■ **Task brief**:
Going from the top of the data below, give again each line through the one containing "7, 8, 9, 10];", both ends kept.
** begin Source material **
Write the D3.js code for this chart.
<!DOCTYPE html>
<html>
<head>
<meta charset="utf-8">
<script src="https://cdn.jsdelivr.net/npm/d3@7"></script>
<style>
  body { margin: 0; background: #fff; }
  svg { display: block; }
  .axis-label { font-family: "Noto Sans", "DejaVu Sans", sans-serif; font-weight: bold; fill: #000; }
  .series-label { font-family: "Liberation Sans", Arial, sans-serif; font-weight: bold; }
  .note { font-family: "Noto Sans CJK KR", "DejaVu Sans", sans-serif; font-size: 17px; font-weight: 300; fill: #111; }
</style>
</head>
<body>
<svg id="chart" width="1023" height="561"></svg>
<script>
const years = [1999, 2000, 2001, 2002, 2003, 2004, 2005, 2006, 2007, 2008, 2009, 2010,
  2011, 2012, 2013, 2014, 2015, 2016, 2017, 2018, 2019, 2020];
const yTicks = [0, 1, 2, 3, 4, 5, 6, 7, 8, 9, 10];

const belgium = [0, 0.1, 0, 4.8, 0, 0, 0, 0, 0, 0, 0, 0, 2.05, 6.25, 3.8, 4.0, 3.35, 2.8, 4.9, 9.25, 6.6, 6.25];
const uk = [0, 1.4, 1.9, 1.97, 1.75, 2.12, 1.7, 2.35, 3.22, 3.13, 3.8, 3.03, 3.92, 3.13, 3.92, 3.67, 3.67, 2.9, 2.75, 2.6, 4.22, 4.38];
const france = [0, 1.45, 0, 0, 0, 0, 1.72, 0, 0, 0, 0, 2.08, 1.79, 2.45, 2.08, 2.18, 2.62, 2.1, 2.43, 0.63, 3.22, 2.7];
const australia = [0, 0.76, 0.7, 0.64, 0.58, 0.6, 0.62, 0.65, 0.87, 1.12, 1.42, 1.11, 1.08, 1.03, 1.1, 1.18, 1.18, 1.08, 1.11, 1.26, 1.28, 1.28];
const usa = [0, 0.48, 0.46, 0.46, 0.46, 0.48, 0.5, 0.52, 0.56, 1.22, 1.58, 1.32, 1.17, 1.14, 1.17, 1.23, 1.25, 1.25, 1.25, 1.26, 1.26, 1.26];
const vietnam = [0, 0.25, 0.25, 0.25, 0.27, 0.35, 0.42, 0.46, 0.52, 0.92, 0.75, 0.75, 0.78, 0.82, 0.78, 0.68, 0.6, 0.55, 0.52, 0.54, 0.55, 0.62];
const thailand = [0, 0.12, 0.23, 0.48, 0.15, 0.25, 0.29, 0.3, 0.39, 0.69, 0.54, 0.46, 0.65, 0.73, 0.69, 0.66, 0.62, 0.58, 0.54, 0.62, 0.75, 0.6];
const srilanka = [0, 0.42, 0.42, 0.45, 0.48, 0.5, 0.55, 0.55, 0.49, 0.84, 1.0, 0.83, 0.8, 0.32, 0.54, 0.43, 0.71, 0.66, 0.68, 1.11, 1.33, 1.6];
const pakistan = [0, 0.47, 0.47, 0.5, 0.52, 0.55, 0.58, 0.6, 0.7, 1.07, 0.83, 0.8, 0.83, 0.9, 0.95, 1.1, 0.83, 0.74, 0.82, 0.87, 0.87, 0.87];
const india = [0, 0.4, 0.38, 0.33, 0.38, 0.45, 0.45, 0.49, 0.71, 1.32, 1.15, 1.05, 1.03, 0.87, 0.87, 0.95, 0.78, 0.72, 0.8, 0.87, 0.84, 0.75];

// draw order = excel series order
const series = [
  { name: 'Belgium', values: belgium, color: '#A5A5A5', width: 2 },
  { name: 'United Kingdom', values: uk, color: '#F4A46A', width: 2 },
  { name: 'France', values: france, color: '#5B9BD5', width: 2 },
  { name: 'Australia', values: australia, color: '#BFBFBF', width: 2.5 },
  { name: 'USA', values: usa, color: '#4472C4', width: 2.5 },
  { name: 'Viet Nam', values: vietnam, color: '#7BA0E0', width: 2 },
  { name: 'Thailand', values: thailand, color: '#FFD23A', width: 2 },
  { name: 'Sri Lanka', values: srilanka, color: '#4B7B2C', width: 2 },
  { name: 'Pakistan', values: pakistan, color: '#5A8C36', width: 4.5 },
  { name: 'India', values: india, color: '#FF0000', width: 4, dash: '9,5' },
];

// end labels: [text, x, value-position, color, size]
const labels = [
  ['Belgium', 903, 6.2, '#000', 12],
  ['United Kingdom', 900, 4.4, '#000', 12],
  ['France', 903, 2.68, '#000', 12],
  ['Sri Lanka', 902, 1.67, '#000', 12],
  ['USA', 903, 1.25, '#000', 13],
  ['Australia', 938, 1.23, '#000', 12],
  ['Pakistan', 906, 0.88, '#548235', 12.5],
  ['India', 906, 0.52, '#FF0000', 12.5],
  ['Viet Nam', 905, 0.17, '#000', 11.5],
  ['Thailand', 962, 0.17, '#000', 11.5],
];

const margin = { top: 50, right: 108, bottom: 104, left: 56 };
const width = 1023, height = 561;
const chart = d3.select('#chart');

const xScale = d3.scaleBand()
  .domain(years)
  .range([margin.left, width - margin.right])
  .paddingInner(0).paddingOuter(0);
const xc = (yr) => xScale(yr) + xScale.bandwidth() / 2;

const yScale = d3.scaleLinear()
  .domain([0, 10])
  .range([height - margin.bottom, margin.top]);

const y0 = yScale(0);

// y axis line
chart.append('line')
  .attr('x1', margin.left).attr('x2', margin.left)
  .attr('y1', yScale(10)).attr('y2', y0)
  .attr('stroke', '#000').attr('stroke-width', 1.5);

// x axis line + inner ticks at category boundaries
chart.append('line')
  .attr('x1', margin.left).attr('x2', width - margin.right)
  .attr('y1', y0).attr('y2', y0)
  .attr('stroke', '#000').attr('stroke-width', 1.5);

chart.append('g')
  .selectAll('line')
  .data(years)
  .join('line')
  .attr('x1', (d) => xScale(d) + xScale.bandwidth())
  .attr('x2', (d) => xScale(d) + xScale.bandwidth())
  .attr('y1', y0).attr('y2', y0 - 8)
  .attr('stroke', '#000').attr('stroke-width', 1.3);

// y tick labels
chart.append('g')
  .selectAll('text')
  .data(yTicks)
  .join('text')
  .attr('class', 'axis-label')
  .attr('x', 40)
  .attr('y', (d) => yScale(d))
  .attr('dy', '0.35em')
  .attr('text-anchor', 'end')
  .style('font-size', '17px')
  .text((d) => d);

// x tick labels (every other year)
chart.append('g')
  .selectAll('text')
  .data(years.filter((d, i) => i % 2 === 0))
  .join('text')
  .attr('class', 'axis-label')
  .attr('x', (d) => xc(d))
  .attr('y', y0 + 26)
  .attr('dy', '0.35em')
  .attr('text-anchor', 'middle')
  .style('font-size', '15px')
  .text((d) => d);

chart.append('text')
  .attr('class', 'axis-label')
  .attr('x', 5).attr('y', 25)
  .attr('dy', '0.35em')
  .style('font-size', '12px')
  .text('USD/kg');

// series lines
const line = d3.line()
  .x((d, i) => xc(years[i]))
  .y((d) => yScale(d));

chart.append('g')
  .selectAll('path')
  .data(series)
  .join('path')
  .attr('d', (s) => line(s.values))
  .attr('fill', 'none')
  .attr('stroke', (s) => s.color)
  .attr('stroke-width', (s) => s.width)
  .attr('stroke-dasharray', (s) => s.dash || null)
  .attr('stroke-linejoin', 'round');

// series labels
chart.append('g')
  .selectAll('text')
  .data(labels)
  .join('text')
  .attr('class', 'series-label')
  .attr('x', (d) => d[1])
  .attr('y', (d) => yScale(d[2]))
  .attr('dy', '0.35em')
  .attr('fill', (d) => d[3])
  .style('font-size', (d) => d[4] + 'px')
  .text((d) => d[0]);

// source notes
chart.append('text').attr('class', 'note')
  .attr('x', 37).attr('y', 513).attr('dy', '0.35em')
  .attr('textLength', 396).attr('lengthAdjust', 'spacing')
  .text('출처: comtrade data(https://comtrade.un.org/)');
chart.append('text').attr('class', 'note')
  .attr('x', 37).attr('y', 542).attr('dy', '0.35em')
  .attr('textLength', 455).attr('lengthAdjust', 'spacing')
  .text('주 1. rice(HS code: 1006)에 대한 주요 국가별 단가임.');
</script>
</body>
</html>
** end Source material **
■ **Correct result**:
Write the D3.js code for this chart.
<!DOCTYPE html>
<html>
<head>
<meta charset="utf-8">
<script src="https://cdn.jsdelivr.net/npm/d3@7"></script>
<style>
  body { margin: 0; background: #fff; }
  svg { display: block; }
  .axis-label { font-family: "Noto Sans", "DejaVu Sans", sans-serif; font-weight: bold; fill: #000; }
  .series-label { font-family: "Liberation Sans", Arial, sans-serif; font-weight: bold; }
  .note { font-family: "Noto Sans CJK KR", "DejaVu Sans", sans-serif; font-size: 17px; font-weight: 300; fill: #111; }
</style>
</head>
<body>
<svg id="chart" width="1023" height="561"></svg>
<script>
const years = [1999, 2000, 2001, 2002, 2003, 2004, 2005, 2006, 2007, 2008, 2009, 2010,
  2011, 2012, 2013, 2014, 2015, 2016, 2017, 2018, 2019, 2020];
const yTicks = [0, 1, 2, 3, 4, 5, 6, 7, 8, 9, 10];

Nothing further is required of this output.